When Strong People Hit Empty

Strength has a limit. And when you hit it, the crash is louder than anyone realizes.

Everyone loves the strong ones. They’re the ones you call when you can’t hold it together. The ones who nod, who reassure, who carry more than they should and still smile while doing it. People assume their capacity is endless. They assume resilience comes with no breaking point.

But strength is expensive. And it runs out.

When you hit empty, it’s not the big storms that drown you. It’s the little things. The text that doesn’t come. The plan that falls apart. The noise in your head that won’t switch off. The body that aches in ways you can’t explain. Decisions that should be simple—what to eat, what to wear—suddenly feel impossible. Small drops start to feel like floods.
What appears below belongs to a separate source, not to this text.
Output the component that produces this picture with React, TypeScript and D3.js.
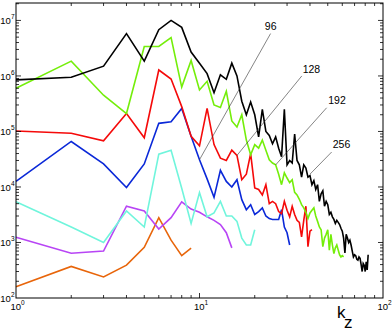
import React from "react";
import * as d3 from "d3";

const width = 392;
const height = 331;
const margin = { top: 3, right: 9, bottom: 33, left: 16 };

// spectra E(kz), one value per integer kz starting at kz = 1
const spec256 = [
  8.5e5, 9.5e5, 1.5e6, 5.8e6, 1.85e6, 6.8e6, 1.0e7, 7.5e6, 2.7e6, 1.7e6,
  1.1e6, 5.0e5, 1.05e6, 8.7e5, 1.7e6, 1.0e6, 3.5e5, 2.0e5, 3.4e5, 2.0e5,
  8.0e4, 2.5e5, 1.0e5, 8.5e4, 6.0e4, 8.0e4, 5.0e4, 3.5e4, 2.5e5, 2.5e4,
  3.0e4, 2.7e4, 9.0e4, 3.0e4, 2.5e4, 1.5e4, 2.5e4, 2.2e4, 1.5e4, 1.6e4,
  1.1e4, 1.3e4, 9.0e3, 1.1e4, 5.5e3, 7.5e3, 8.5e3, 4.5e3, 5.5e3, 4.8e3,
  3.2e3, 3.5e3, 2.9e3, 2.6e3, 2.2e3, 2.5e3, 2.3e3, 2.1e3, 1.8e3, 1.6e3,
  1.2e3, 6.5e2, 1.4e3, 1.2e3, 1.0e3, 1.1e3, 9.0e2, 7.0e2, 5.5e2, 6.0e2,
  5.8e2, 5.0e2, 4.8e2, 5.5e2, 5.2e2, 4.0e2, 3.0e2, 4.2e2, 3.9e2, 3.0e2,
  4.5e2, 3.2e2, 6.0e2
];
const spec192 = [
  6.0e5, 1.85e6, 4.5e5, 2.1e5, 3.4e6, 3.4e6, 4.9e6, 6.3e5, 1.9e6, 5.6e5,
  8.0e5, 3.0e5, 2.7e5, 5.3e5, 1.55e5, 1.2e5, 2.0e5, 7.0e4, 3.8e4, 5.8e4,
  5.0e4, 7.0e4, 4.6e4, 3.1e4, 2.7e4, 2.5e4, 1.7e4, 1.1e4, 1.8e4, 1.45e4,
  1.2e4, 1.35e4, 8.0e3, 7.2e3, 6.0e3, 4.8e3, 4.2e3, 3.5e3, 2.7e3, 3.4e3,
  3.8e3, 4.2e3, 3.0e3, 2.4e3, 1.9e3, 1.7e3, 8.4e2, 1.2e3, 1.4e3, 1.7e3,
  7.3e2, 1.4e3, 9.0e2, 6.3e2, 8.0e2, 9.0e2, 7.3e2, 6.0e2, 5.5e2, 5.8e2,
  5.5e2
];
const spec128 = [
  1.02e5, 9.3e4, 6.8e4, 2.1e5, 7.7e4, 1.28e6, 8.8e5, 2.8e5, 8.2e4, 5.5e4,
  2.6e5, 5.8e4, 3.3e4, 3.0e4, 4.6e4, 3.7e4, 1.35e4, 1.7e4, 4.0e4, 9.6e3,
  9.0e3, 7.2e3, 1.1e4, 5.0e3, 5.5e3, 5.0e3, 3.6e3, 3.3e3, 5.5e3, 3.8e3,
  2.9e3, 4.5e3, 3.2e3, 2.5e3, 2.3e3, 1.26e3, 2.5e3, 4.5e3, 8.4e2, 1.6e3,
  1.7e3
];
const spec96 = [
  1.26e4, 6.6e4, 2.6e4, 9.8e3, 2.6e4, 1.4e5, 1.5e5, 2.6e5, 8.2e4, 3.1e4,
  1.4e4, 6.5e3, 2.0e4, 1.26e4, 1.0e4, 1.35e4, 5.9e3, 3.9e3, 4.8e3, 3.2e3,
  3.6e3, 4.2e3, 3.0e3, 2.7e3, 2.6e3, 2.6e3, 2.6e3, 3.9e3, 1.9e3, 1.5e3,
  9.0e2
];
const spec64 = [
  5.4e3, 1.9e3, 1.0e3, 3.7e3, 1.9e3, 3.9e4, 4.6e4, 9.5e3, 2.2e3, 7.9e3,
  2.9e3, 3.4e3, 5.5e3, 3.0e3, 3.0e3, 2.4e3, 1.2e3, 9.0e2, 9.0e2, 1.7e3
];
const spec48 = [
  1.24e3, 6.4e2, 7.0e2, 4.5e3, 3.7e3, 1.75e3, 2.8e3, 5.4e3, 4.0e3, 3.5e3,
  2.9e3, 2.5e3, 2.1e3, 1.5e3, 8.0e2
];
const spec32 = [1.6e2, 3.7e2, 2.4e2, 3.9e2, 8.2e2, 2.8e3, 1.1e3, 5.8e2, 7.9e2];

const series = [
  { values: spec32, color: "#e8650a" },
  { values: spec48, color: "#b845f5" },
  { values: spec64, color: "#70f5dc" },
  { values: spec96, color: "#0a28d8" },
  { values: spec128, color: "#f50a0a" },
  { values: spec192, color: "#74ee0a" },
  { values: spec256, color: "#000000" }
];

// resolution labels: text anchor, leader line start and end, all in (kz, E)
const annLabels = ["96", "128", "192", "256"];
const annText = [[22.7, 6.7e6], [36.5, 1.15e6], [50.3, 3.06e5], [53.2, 4.95e4]];
const annFrom = [[24.4, 5.8e6], [36.1, 1.0e6], [49.3, 2.67e5], [52.5, 4.26e4]];
const annTo = [[10, 3.1e4], [16, 3.7e4], [26, 2.5e4], [40, 1.7e4]];

const xDomain = [1, 100];
const yDomain = [100, 2.06e7];
const xMajor = [1, 10, 100];
const yMajor = [1e2, 1e3, 1e4, 1e5, 1e6, 1e7];

const font = "'Liberation Sans', Arial, Helvetica, sans-serif";

export default function App() {
  const x0 = margin.left;
  const x1 = width - margin.right;
  const y0 = height - margin.bottom;
  const y1 = margin.top;
  const x = d3.scaleLog().domain(xDomain).range([x0, x1]);
  const y = d3.scaleLog().domain(yDomain).range([y0, y1]);

  const line = d3
    .line<number>()
    .x((d, i) => x(i + 1))
    .y((d) => y(d));

  const isMajor = (v: number) => Math.abs(Math.log10(v) - Math.round(Math.log10(v))) < 1e-9;
  const xTicks = x.ticks().filter((v) => v > xDomain[0] && v < xDomain[1]);
  const yTicks = y.ticks().filter((v) => v > yDomain[0] && v < yDomain[1]);

  const tickLen = (v: number) => (isMajor(v) ? 5 : 3);

  return (
    <svg
      width={width}
      height={height}
      style={{ position: "absolute", left: 0, top: 0, background: "#fff" }}
      fontFamily={font}
    >
      <rect x={0} y={0} width={width} height={height} fill="#fff" />

      {series.map((s, i) => (
        <path
          key={i}
          d={line(s.values) || ""}
          fill="none"
          stroke={s.color}
          strokeWidth={1.6}
          strokeLinejoin="miter"
        />
      ))}

      {annLabels.map((lab, i) => (
        <g key={lab}>
          <line
            x1={x(annFrom[i][0])}
            y1={y(annFrom[i][1])}
            x2={x(annTo[i][0])}
            y2={y(annTo[i][1])}
            stroke="#333"
            strokeWidth={0.6}
          />
          <text x={x(annText[i][0])} y={y(annText[i][1])} fontSize={10.5} fill="#000">
            {lab}
          </text>
        </g>
      ))}

      {/* frame */}
      <rect x={x0} y={y1} width={x1 - x0} height={y0 - y1} fill="none" stroke="#000" strokeWidth={1} />

      {/* x ticks, bottom and top */}
      {xTicks.map((v) => (
        <g key={"x" + v}>
          <line x1={x(v)} x2={x(v)} y1={y0} y2={y0 - tickLen(v)} stroke="#000" strokeWidth={0.8} />
          <line x1={x(v)} x2={x(v)} y1={y1} y2={y1 + tickLen(v)} stroke="#000" strokeWidth={0.8} />
        </g>
      ))}
      {/* y ticks, left and right */}
      {yTicks.map((v) => (
        <g key={"y" + v}>
          <line x1={x0} x2={x0 + tickLen(v)} y1={y(v)} y2={y(v)} stroke="#000" strokeWidth={0.8} />
          <line x1={x1} x2={x1 - tickLen(v)} y1={y(v)} y2={y(v)} stroke="#000" strokeWidth={0.8} />
        </g>
      ))}

      {/* tick labels */}
      {yMajor.map((v) => (
        <text key={"yl" + v} x={14.5} y={y(v) + 4} textAnchor="end" fontSize={9.5} fill="#000">
          10
          <tspan fontSize={6.5} dy={-5}>
            {Math.round(Math.log10(v))}
          </tspan>
        </text>
      ))}
      {xMajor.map((v) => (
        <text key={"xl" + v} x={x(v) + 1.5} y={y0 + 12} textAnchor="middle" fontSize={9.5} fill="#000">
          10
          <tspan fontSize={6.5} dy={-5}>
            {Math.round(Math.log10(v))}
          </tspan>
        </text>
      ))}

      {/* axis label */}
      <text x={337} y={318} fontSize={17} fill="#000">
        k
        <tspan dx={-1.5} dy={9.5}>
          z
        </tspan>
      </text>
    </svg>
  );
}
And here’s the thing: strong people rarely collapse loudly. They don’t fall apart in front of everyone. They don’t announce, “I can’t do this anymore.”

They go quiet.

They retreat.

They keep functioning on the outside while falling apart inside.

Strength doesn’t always vanish with a bang. Sometimes it fades quietly until even breathing feels like effort.

The cost of carrying too much for too long is real. You can’t keep pouring without being filled. You can’t keep holding everything together without the weight eventually crushing you.

And this is the truth most people never say out loud: hitting empty doesn’t mean you’re weak. It means you’re human.

So if you’re the strong one, and you’re tired, and you’re stretched, and you’re secretly breaking—this is me telling you: you’re not alone. You don’t have to keep pretending.

Strength has a limit. And when you reach yours, the bravest thing you can do isn’t to keep pushing. It’s to stop. To rest. To let someone else carry you for once.

Even strong people hit empty. Especially strong people.